I often hear it said that “law is the new arts” – a generalist degree more than a pathway to the legal profession. The release of new census data today lets us examine this issue. Certainly Australia’s universities seem to be churning out lots of law graduates. According to the census, in August 2011 73,700 Australians had bachelor-level legal qualifications as their highest qualification. That’s up by nearly a quarter on August 2006 (59,500).

We might expect that this would overwhelm the legal profession. But it is managing to absorb a large number of law graduates. The figure below shows that for male graduates the share working as legal professionals (mainly solicitors, barristers and judges) is down a bit on 2006, but still more than half by their late twenties.

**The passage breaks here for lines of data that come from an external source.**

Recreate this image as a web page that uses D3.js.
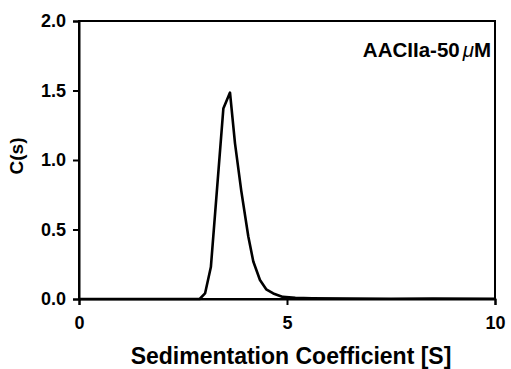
<!DOCTYPE html>
<html><head><meta charset="utf-8">
<script src="https://cdn.jsdelivr.net/npm/d3@7"></script>
<style>body{margin:0;background:#fff}svg{display:block}text{font-family:"Liberation Sans",Arial,sans-serif;font-weight:bold;fill:#000}</style>
</head><body><svg id="c" width="511" height="369"></svg>
<script>
const sValues = [0, 1, 2, 2.9, 3.03, 3.17, 3.47, 3.63, 3.75, 3.9, 4.07, 4.19, 4.35, 4.5, 4.67, 4.9, 5.2, 5.6, 6.5, 7.5, 8.5, 10];
const cValues = [0, 0, 0, 0, 0.04, 0.23, 1.37, 1.485, 1.12, 0.78, 0.45, 0.27, 0.137, 0.07, 0.04, 0.015, 0.008, 0.005, 0.003, 0.002, 0.003, 0.002];
const xTicks = [0, 5, 10];
const yTicks = [0, 0.5, 1.0, 1.5, 2.0];
const xTitle = "Sedimentation Coefficient [S]";
const yTitle = "C(s)";

const svg = d3.select("#c");
const x = d3.scaleLinear().domain([0, 10]).range([79, 495]);
const y = d3.scaleLinear().domain([0, 2]).range([299, 21]);

svg.append("rect").attr("x", x(0)).attr("y", y(2)).attr("width", x(10)-x(0)).attr("height", y(0)-y(2))
  .attr("fill", "none").attr("stroke", "#000").attr("stroke-width", 2);

const xa = svg.append("g").attr("transform", `translate(0,${y(0)})`)
  .call(d3.axisBottom(x).tickValues(xTicks).tickFormat(d3.format("d")).tickSize(6).tickPadding(11));
const ya = svg.append("g").attr("transform", `translate(${x(0)},0)`)
  .call(d3.axisLeft(y).tickValues(yTicks).tickFormat(d3.format(".1f")).tickSize(6).tickPadding(7));
[xa, ya].forEach(a => {
  a.select(".domain").attr("stroke", "#000").attr("stroke-width", 2);
  a.selectAll(".tick line").attr("stroke", "#000").attr("stroke-width", 2);
  a.selectAll("text").style("font-size", "18px").style("font-family", "Liberation Sans, Arial, sans-serif").style("font-weight", "bold").attr("fill", "#000");
});

svg.append("path").datum(sValues.map((s, i) => [s, cValues[i]]))
  .attr("fill", "none").attr("stroke", "#000").attr("stroke-width", 2.6).attr("stroke-linejoin", "round")
  .attr("d", d3.line().x(d => x(d[0])).y(d => y(d[1])));

svg.append("text").attr("x", 291).attr("y", 364).attr("text-anchor", "middle")
  .style("font-size", "23px").text(xTitle);
svg.append("text").attr("transform", `translate(23,156) rotate(-90)`).attr("text-anchor", "middle")
  .style("font-size", "19px").text(yTitle);

const lab = svg.append("text").attr("x", 491).attr("y", 57).attr("text-anchor", "end").style("font-size", "20.5px");
lab.append("tspan").text("AACIIa-50");
lab.append("tspan").style("font-style", "italic").style("font-weight", "normal").attr("dx", 3).text("\u03bc");
lab.append("tspan").text("M");
</script></body></html>
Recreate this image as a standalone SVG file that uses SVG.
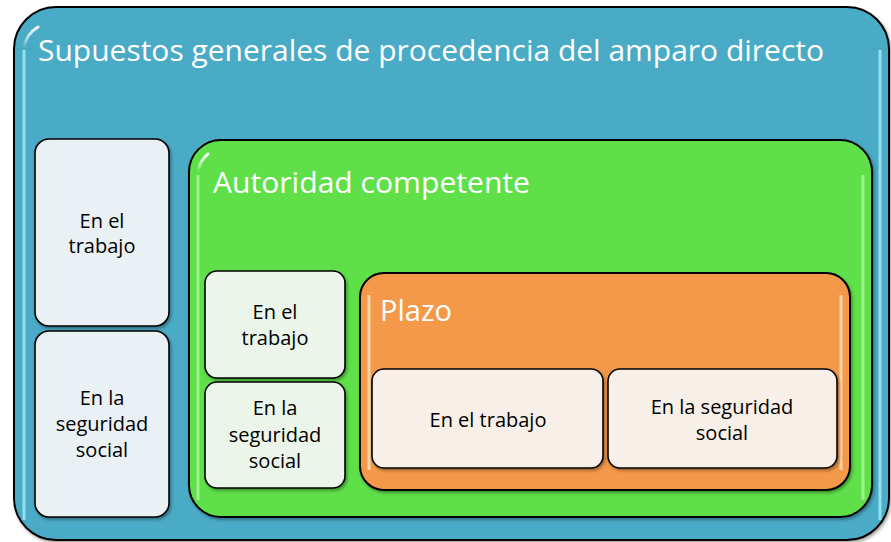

Male law graduates working as legal professionals

Young women are similar to their male contemporaries, suggesting that the labour force is absorbing most graduates, though at a slightly lower rate than in 2006. But by the second half of their thirties, the proportion working as lawyers drops below half. I have not yet examined what else they are doing in any detail. But a quick look at overall rates of graduate workforce participation shows the same pattern as the 2006 census: even for childless female graduates full-time workforce participation declines in their thirties.

Female law graduates working as legal professionals

Certainly 2006 compared to 2011 shows that a lower proportion of law graduates are working as lawyers in 2011. And there is no doubt that law graduates are found in many different jobs (I have a LLB gathering dust in my spare room). But as there is still a clearly dominant occupational outcome for law graduates, it is not yet the “new arts”.